Short exercise - Transcribe the whole listing without a single picture.

Dataset content -

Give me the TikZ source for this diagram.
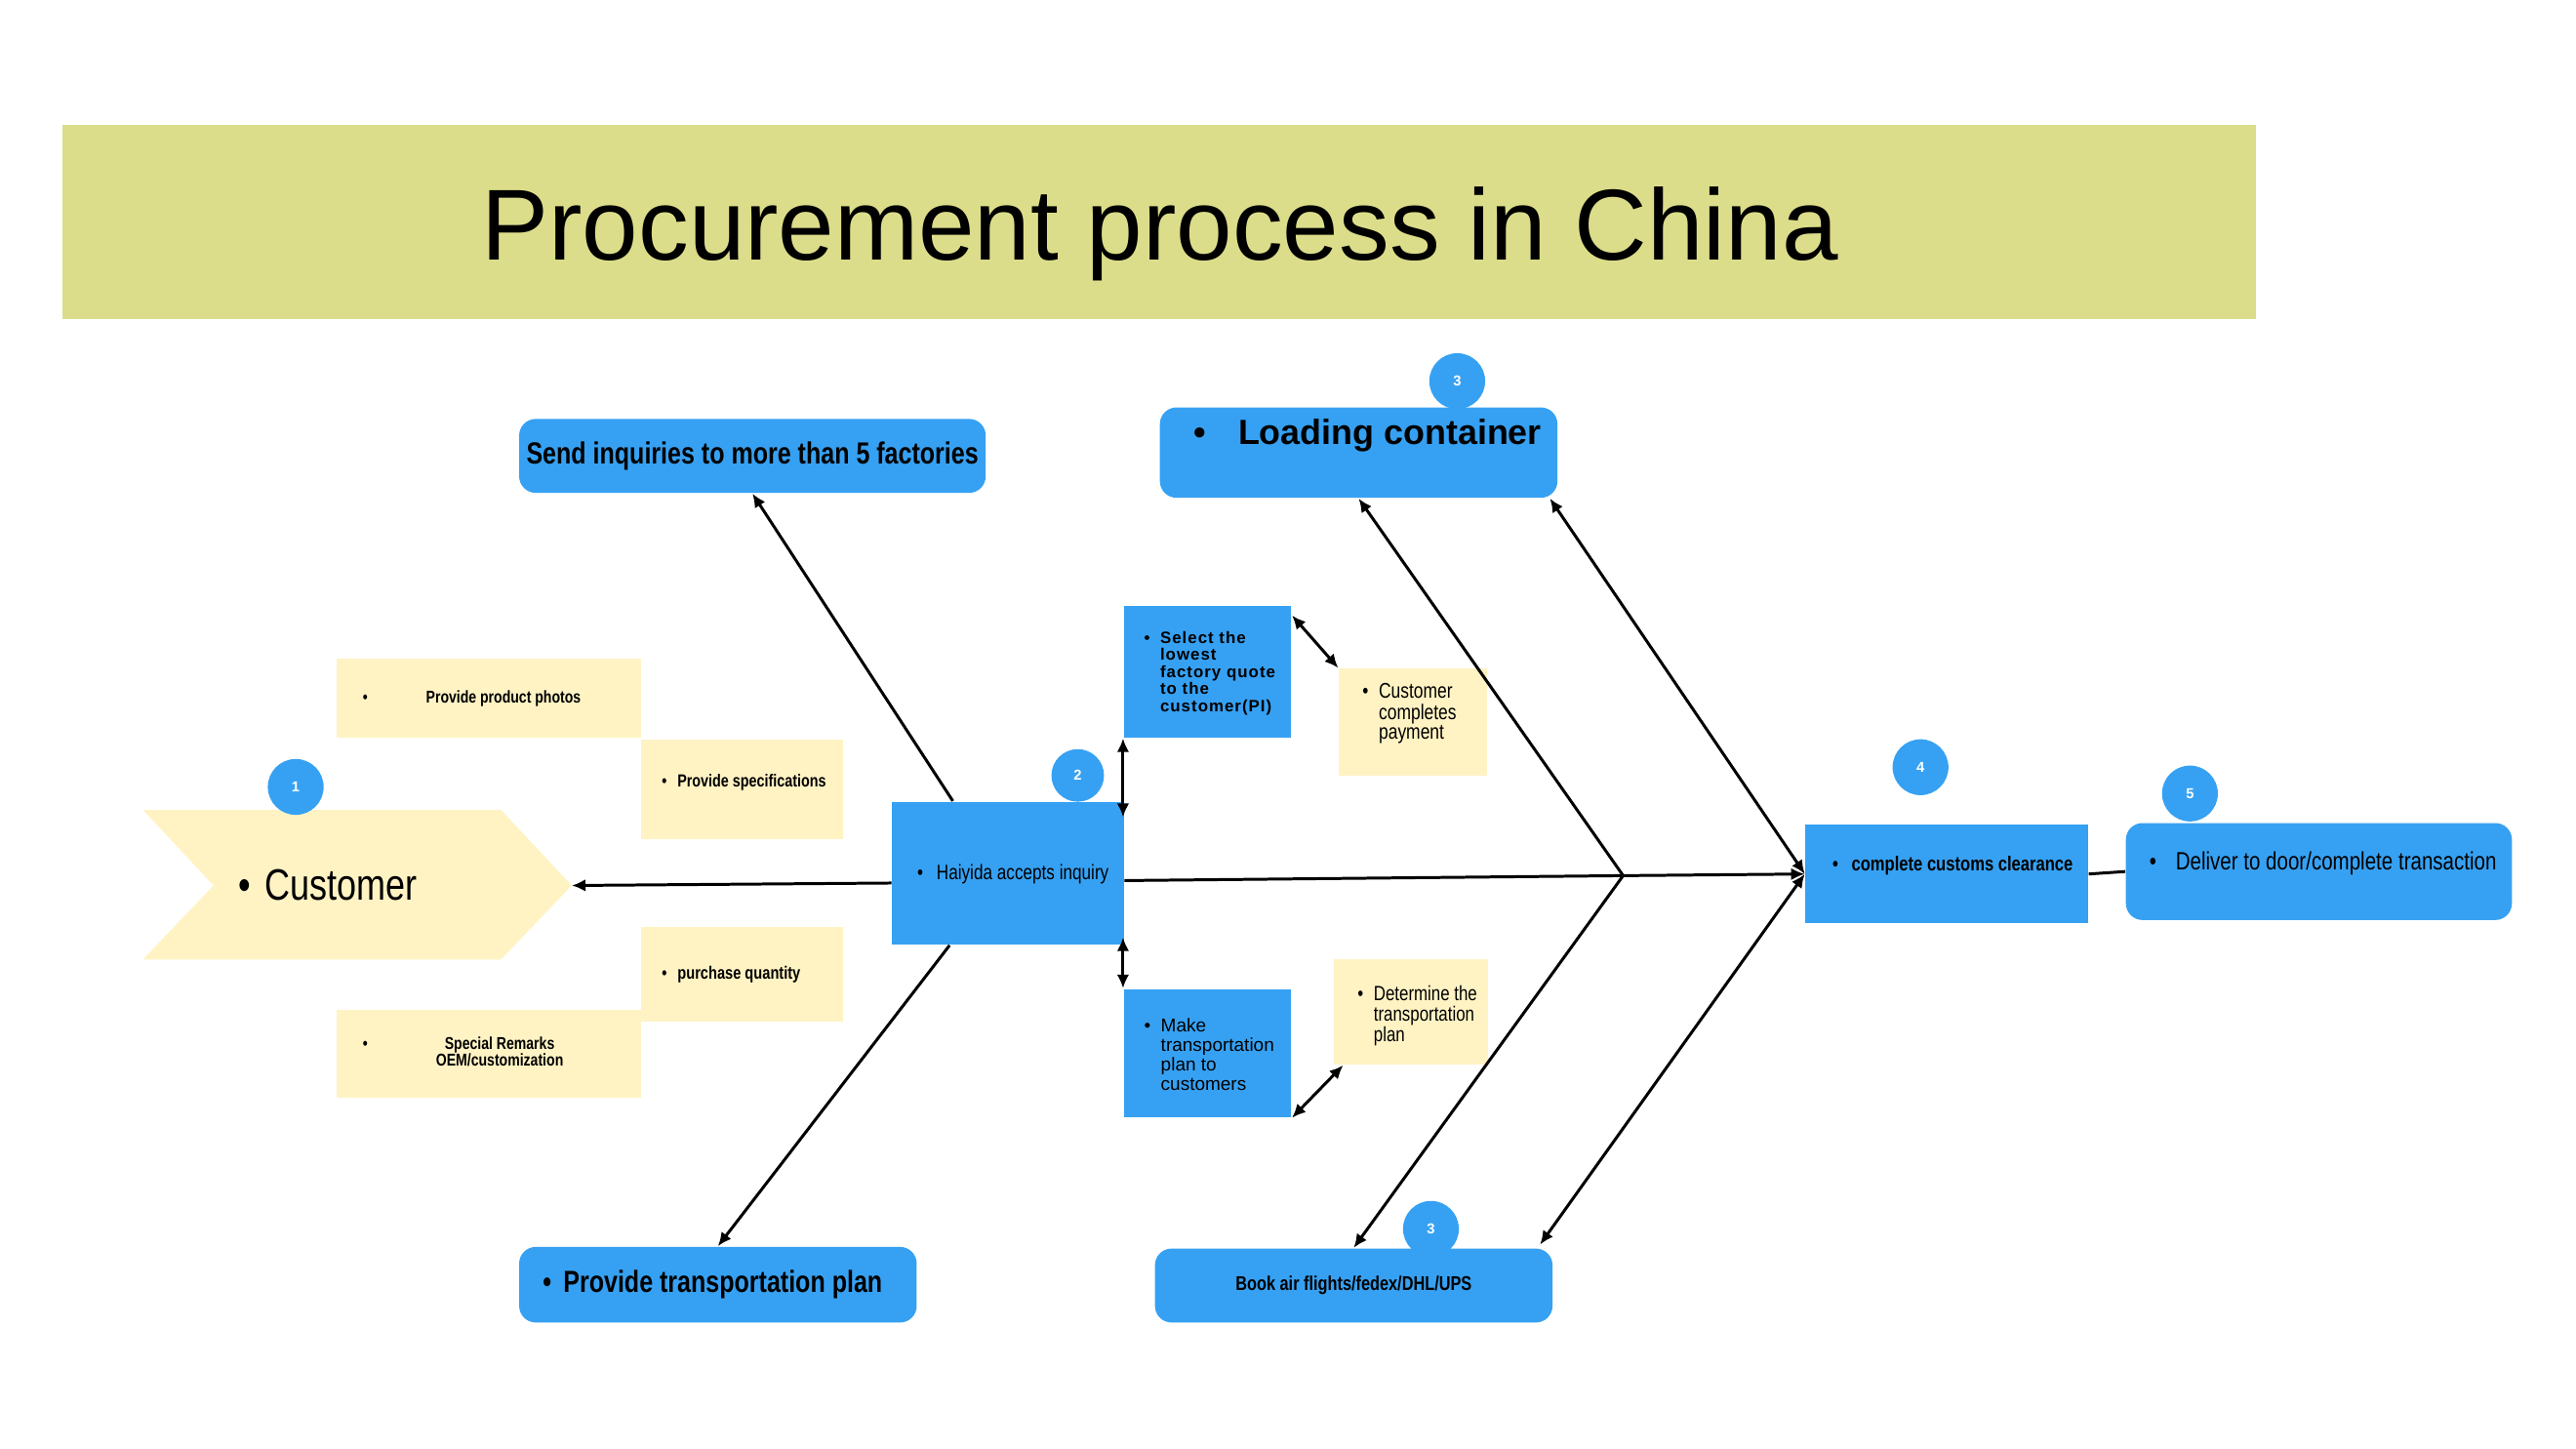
\documentclass[tikz,border=0pt]{standalone}
\usepackage{fontspec}
\setmainfont{Liberation Sans}
\newfontfamily\narrowfont[FakeStretch=0.8]{Liberation Sans}
\newfontfamily\spacedfont[LetterSpace=6.0]{Liberation Sans}
\usetikzlibrary{arrows.meta}

\definecolor{haiblue}{RGB}{54,161,243}
\definecolor{notepale}{RGB}{255,243,196}
\definecolor{titleband}{RGB}{220,221,138}

\newcommand{\upx}{0.016837cm}
\newcommand{\fs}[2]{\fontsize{#1}{#2}\selectfont}
\newcommand{\blist}[2][3pt]{\begin{tabular}{@{}l@{\hspace{#1}}l@{}}\textbullet & #2\end{tabular}}

\begin{document}
\begin{tikzpicture}[x=\upx, y=-\upx]
\tikzset{boxw/.style={minimum width=#1*\upx},
boxh/.style={minimum height=#1*\upx},
bluebox/.style={fill=haiblue, inner sep=0pt},
roundbox/.style={bluebox, rounded corners=0.17cm},
notebox/.style={fill=notepale, inner sep=0pt},
stepnum/.style={circle, fill=haiblue, text=white, inner sep=0pt,
minimum size=34*\upx, font=\fs{4.2}{5}\bfseries},
txt/.style={inner sep=0pt, anchor=west, align=left},
listtxt/.style={inner sep=0pt, anchor=north west},
bone/.style={line width=0.85pt, -{Latex[length=4pt,width=3.6pt]}},
twoway/.style={line width=0.85pt,
{Latex[length=4pt,width=3.6pt]}-{Latex[length=4pt,width=3.6pt]}},
}
\fill[white] (0,0) rectangle (1568,882);
\useasboundingbox (0,0) rectangle (1568,882);

% title
\node[fill=titleband, boxw=1335, boxh=118, inner sep=0pt] (band) at (705.5,135) {};
\node[anchor=base, inner sep=0pt, font=\fs{29.4}{35}] (title) at (706,158.4)
{Procurement process in China};

% customer (head)
\fill[notepale] (87,493) -- (305,493) -- (348,539) -- (305,584) -- (87,584)
-- (130,539) -- cycle;
\coordinate (custtip) at (348,539);
\node[txt, font=\narrowfont\fs{12.8}{14}] (customer) at (145,539)
{\textbullet\hspace{4pt}Customer};
\node[stepnum] (n1) at (180,479) {1};

% customer notes
\node[notebox, boxw=185, boxh=48] (photos) at (297.5,425) {};
\node[notebox, boxw=123, boxh=61] (specs) at (451.5,480.5) {};
\node[notebox, boxw=123, boxh=58] (qty) at (451.5,593) {};
\node[notebox, boxw=185, boxh=53] (remarks) at (297.5,641.5) {};
\node[txt, font=\narrowfont\bfseries\fs{5}{6}] (photostxt) at (220.5,425)
{\textbullet\hspace{17pt}Provide product photos};
\node[txt, font=\narrowfont\bfseries\fs{5.1}{6}] (specstxt) at (402.5,476)
{\textbullet\hspace{3.1pt}Provide specifications};
\node[txt, font=\narrowfont\bfseries\fs{5.2}{6}] (qtytxt) at (402.5,593)
{\textbullet\hspace{3.1pt}purchase quantity};
\node[txt, font=\narrowfont\bfseries\fs{5}{4.8}] (remarkstxt) at (220.5,641.5)
{\begin{tabular}{@{}l@{\hspace{19.9pt}}c@{}}\textbullet & Special Remarks\\ & OEM/customization\end{tabular}};

% step circles behind boxes
\node[stepnum, minimum size=32*\upx] (n2) at (656,472) {2};
\node[stepnum] (n3a) at (887,232) {3};
\node[stepnum] (n3b) at (871,748) {3};
\node[stepnum] (n4) at (1169,467) {4};
\node[stepnum] (n5) at (1333,483) {5};

% blue boxes
\node[bluebox, boxw=141, boxh=87] (haiyida) at (613.5,531.5) {};
\node[bluebox, boxw=102, boxh=80] (selectbox) at (735,409) {};
\node[bluebox, boxw=102, boxh=78] (makebox) at (735,641) {};
\node[bluebox, boxw=172, boxh=60] (customs) at (1185,532) {};
\node[roundbox, boxw=284, boxh=45] (sendbox) at (458,277.5)
{\narrowfont\bfseries\fs{8.9}{10}Send inquiries to more than 5 factories};
\node[roundbox, boxw=242, boxh=55] (loadbox) at (827,275.5) {};
\node[roundbox, boxw=242, boxh=46] (planbox) at (437,782) {};
\node[roundbox, boxw=242, boxh=45] (bookbox) at (824,782.5)
{\narrowfont\bfseries\fs{5.8}{6}Book air flights/fedex/DHL/UPS};
\node[roundbox, boxw=235, boxh=59] (deliver) at (1411.5,530.5) {};

% pale boxes next to the bones
\node[notebox, boxw=90, boxh=65] (payment) at (860,439.5) {};
\node[notebox, boxw=94, boxh=64] (determine) at (859,616) {};

% texts
\node[txt, font=\bfseries\fs{10.2}{12}] (loadtxt) at (726,265)
{\textbullet\hspace{9.5pt}Loading container};
\node[txt, font=\narrowfont\bfseries\fs{8.9}{10}] (plantxt) at (330,782)
{\textbullet\hspace{3.5pt}Provide transportation plan};
\node[txt, font=\narrowfont\fs{6.1}{7}] (haiyidatxt) at (558,532)
{\textbullet\hspace{3.9pt}Haiyida accepts inquiry};
\node[txt, font=\narrowfont\bfseries\fs{5.9}{7}] (customstxt) at (1115,527)
{\textbullet\hspace{3.9pt}complete customs clearance};
\node[txt, font=\narrowfont\fs{7.3}{8}] (delivertxt) at (1308,525.5)
{\textbullet\hspace{5.6pt}Deliver to door/complete transaction};
\node[listtxt, font=\spacedfont\bfseries\fs{4.8}{4.95}] (selecttxt) at (696,384)
{\blist{Select the\\ & lowest\\ & factory quote\\ & to the\\ & customer(PI)}};
\node[listtxt, font=\fs{5.4}{5.75}] (maketxt) at (696,619)
{\blist{Make\\ & transportation\\ & plan to\\ & customers}};
\node[listtxt, font=\narrowfont\fs{6.2}{5.75}] (paymenttxt) at (829,415.5)
{\blist{Customer\\ & completes\\ & payment}};
\node[listtxt, font=\narrowfont\fs{6}{5.5}] (determinetxt) at (826,599.5)
{\blist{Determine the\\ & transportation\\ & plan}};

% spine and bones
\coordinate (fork) at (988,533);
\draw[bone] (haiyida.west) ++(0,6) -- (custtip);
\draw[bone] (haiyida.east) ++(0,4.5) -- (fork) -- (customs.west);
\draw[bone] (haiyida.north) ++(-33.5,0) -- (sendbox.south);
\draw[bone] (haiyida.south) ++(-35.5,0) -- (planbox.north);
\draw[bone] (fork) -- (loadbox.south);
\draw[bone] (fork) -- (bookbox.north);
\draw[twoway] (customs.west) -- ([xshift=-5*\upx]loadbox.south east);
\draw[twoway] (customs.west) -- ([xshift=-8*\upx, yshift=2*\upx]bookbox.north east);
\draw[line width=0.85pt] (customs.east) -- (deliver.west);
\draw[twoway] (selectbox.south west) -- ++(0,48);
\draw[twoway] (makebox.north west) -- ++(0,-31);
\draw[twoway] (selectbox.north east) ++(0,6) -- (payment.north west);
\draw[twoway] (makebox.south east) -- ([xshift=6*\upx]determine.south west);
\end{tikzpicture}
\end{document}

Task answer -
Give me the TikZ source for this diagram.
\documentclass[tikz,border=0pt]{standalone}
\usepackage{fontspec}
\setmainfont{Liberation Sans}
\newfontfamily\narrowfont[FakeStretch=0.8]{Liberation Sans}
\newfontfamily\spacedfont[LetterSpace=6.0]{Liberation Sans}
\usetikzlibrary{arrows.meta}

\definecolor{haiblue}{RGB}{54,161,243}
\definecolor{notepale}{RGB}{255,243,196}
\definecolor{titleband}{RGB}{220,221,138}

\newcommand{\upx}{0.016837cm}
\newcommand{\fs}[2]{\fontsize{#1}{#2}\selectfont}
\newcommand{\blist}[2][3pt]{\begin{tabular}{@{}l@{\hspace{#1}}l@{}}\textbullet & #2\end{tabular}}

\begin{document}
\begin{tikzpicture}[x=\upx, y=-\upx]
\tikzset{boxw/.style={minimum width=#1*\upx},
boxh/.style={minimum height=#1*\upx},
bluebox/.style={fill=haiblue, inner sep=0pt},
roundbox/.style={bluebox, rounded corners=0.17cm},
notebox/.style={fill=notepale, inner sep=0pt},
stepnum/.style={circle, fill=haiblue, text=white, inner sep=0pt,
minimum size=34*\upx, font=\fs{4.2}{5}\bfseries},
txt/.style={inner sep=0pt, anchor=west, align=left},
listtxt/.style={inner sep=0pt, anchor=north west},
bone/.style={line width=0.85pt, -{Latex[length=4pt,width=3.6pt]}},
twoway/.style={line width=0.85pt,
{Latex[length=4pt,width=3.6pt]}-{Latex[length=4pt,width=3.6pt]}},
}
\fill[white] (0,0) rectangle (1568,882);
\useasboundingbox (0,0) rectangle (1568,882);

% title
\node[fill=titleband, boxw=1335, boxh=118, inner sep=0pt] (band) at (705.5,135) {};
\node[anchor=base, inner sep=0pt, font=\fs{29.4}{35}] (title) at (706,158.4)
{Procurement process in China};

% customer (head)
\fill[notepale] (87,493) -- (305,493) -- (348,539) -- (305,584) -- (87,584)
-- (130,539) -- cycle;
\coordinate (custtip) at (348,539);
\node[txt, font=\narrowfont\fs{12.8}{14}] (customer) at (145,539)
{\textbullet\hspace{4pt}Customer};
\node[stepnum] (n1) at (180,479) {1};

% customer notes
\node[notebox, boxw=185, boxh=48] (photos) at (297.5,425) {};
\node[notebox, boxw=123, boxh=61] (specs) at (451.5,480.5) {};
\node[notebox, boxw=123, boxh=58] (qty) at (451.5,593) {};
\node[notebox, boxw=185, boxh=53] (remarks) at (297.5,641.5) {};
\node[txt, font=\narrowfont\bfseries\fs{5}{6}] (photostxt) at (220.5,425)
{\textbullet\hspace{17pt}Provide product photos};
\node[txt, font=\narrowfont\bfseries\fs{5.1}{6}] (specstxt) at (402.5,476)
{\textbullet\hspace{3.1pt}Provide specifications};
\node[txt, font=\narrowfont\bfseries\fs{5.2}{6}] (qtytxt) at (402.5,593)
{\textbullet\hspace{3.1pt}purchase quantity};
\node[txt, font=\narrowfont\bfseries\fs{5}{4.8}] (remarkstxt) at (220.5,641.5)
{\begin{tabular}{@{}l@{\hspace{19.9pt}}c@{}}\textbullet & Special Remarks\\ & OEM/customization\end{tabular}};

% step circles behind boxes
\node[stepnum, minimum size=32*\upx] (n2) at (656,472) {2};
\node[stepnum] (n3a) at (887,232) {3};
\node[stepnum] (n3b) at (871,748) {3};
\node[stepnum] (n4) at (1169,467) {4};
\node[stepnum] (n5) at (1333,483) {5};

% blue boxes
\node[bluebox, boxw=141, boxh=87] (haiyida) at (613.5,531.5) {};
\node[bluebox, boxw=102, boxh=80] (selectbox) at (735,409) {};
\node[bluebox, boxw=102, boxh=78] (makebox) at (735,641) {};
\node[bluebox, boxw=172, boxh=60] (customs) at (1185,532) {};
\node[roundbox, boxw=284, boxh=45] (sendbox) at (458,277.5)
{\narrowfont\bfseries\fs{8.9}{10}Send inquiries to more than 5 factories};
\node[roundbox, boxw=242, boxh=55] (loadbox) at (827,275.5) {};
\node[roundbox, boxw=242, boxh=46] (planbox) at (437,782) {};
\node[roundbox, boxw=242, boxh=45] (bookbox) at (824,782.5)
{\narrowfont\bfseries\fs{5.8}{6}Book air flights/fedex/DHL/UPS};
\node[roundbox, boxw=235, boxh=59] (deliver) at (1411.5,530.5) {};

% pale boxes next to the bones
\node[notebox, boxw=90, boxh=65] (payment) at (860,439.5) {};
\node[notebox, boxw=94, boxh=64] (determine) at (859,616) {};

% texts
\node[txt, font=\bfseries\fs{10.2}{12}] (loadtxt) at (726,265)
{\textbullet\hspace{9.5pt}Loading container};
\node[txt, font=\narrowfont\bfseries\fs{8.9}{10}] (plantxt) at (330,782)
{\textbullet\hspace{3.5pt}Provide transportation plan};
\node[txt, font=\narrowfont\fs{6.1}{7}] (haiyidatxt) at (558,532)
{\textbullet\hspace{3.9pt}Haiyida accepts inquiry};
\node[txt, font=\narrowfont\bfseries\fs{5.9}{7}] (customstxt) at (1115,527)
{\textbullet\hspace{3.9pt}complete customs clearance};
\node[txt, font=\narrowfont\fs{7.3}{8}] (delivertxt) at (1308,525.5)
{\textbullet\hspace{5.6pt}Deliver to door/complete transaction};
\node[listtxt, font=\spacedfont\bfseries\fs{4.8}{4.95}] (selecttxt) at (696,384)
{\blist{Select the\\ & lowest\\ & factory quote\\ & to the\\ & customer(PI)}};
\node[listtxt, font=\fs{5.4}{5.75}] (maketxt) at (696,619)
{\blist{Make\\ & transportation\\ & plan to\\ & customers}};
\node[listtxt, font=\narrowfont\fs{6.2}{5.75}] (paymenttxt) at (829,415.5)
{\blist{Customer\\ & completes\\ & payment}};
\node[listtxt, font=\narrowfont\fs{6}{5.5}] (determinetxt) at (826,599.5)
{\blist{Determine the\\ & transportation\\ & plan}};

% spine and bones
\coordinate (fork) at (988,533);
\draw[bone] (haiyida.west) ++(0,6) -- (custtip);
\draw[bone] (haiyida.east) ++(0,4.5) -- (fork) -- (customs.west);
\draw[bone] (haiyida.north) ++(-33.5,0) -- (sendbox.south);
\draw[bone] (haiyida.south) ++(-35.5,0) -- (planbox.north);
\draw[bone] (fork) -- (loadbox.south);
\draw[bone] (fork) -- (bookbox.north);
\draw[twoway] (customs.west) -- ([xshift=-5*\upx]loadbox.south east);
\draw[twoway] (customs.west) -- ([xshift=-8*\upx, yshift=2*\upx]bookbox.north east);
\draw[line width=0.85pt] (customs.east) -- (deliver.west);
\draw[twoway] (selectbox.south west) -- ++(0,48);
\draw[twoway] (makebox.north west) -- ++(0,-31);
\draw[twoway] (selectbox.north east) ++(0,6) -- (payment.north west);
\draw[twoway] (makebox.south east) -- ([xshift=6*\upx]determine.south west);
\end{tikzpicture}
\end{document}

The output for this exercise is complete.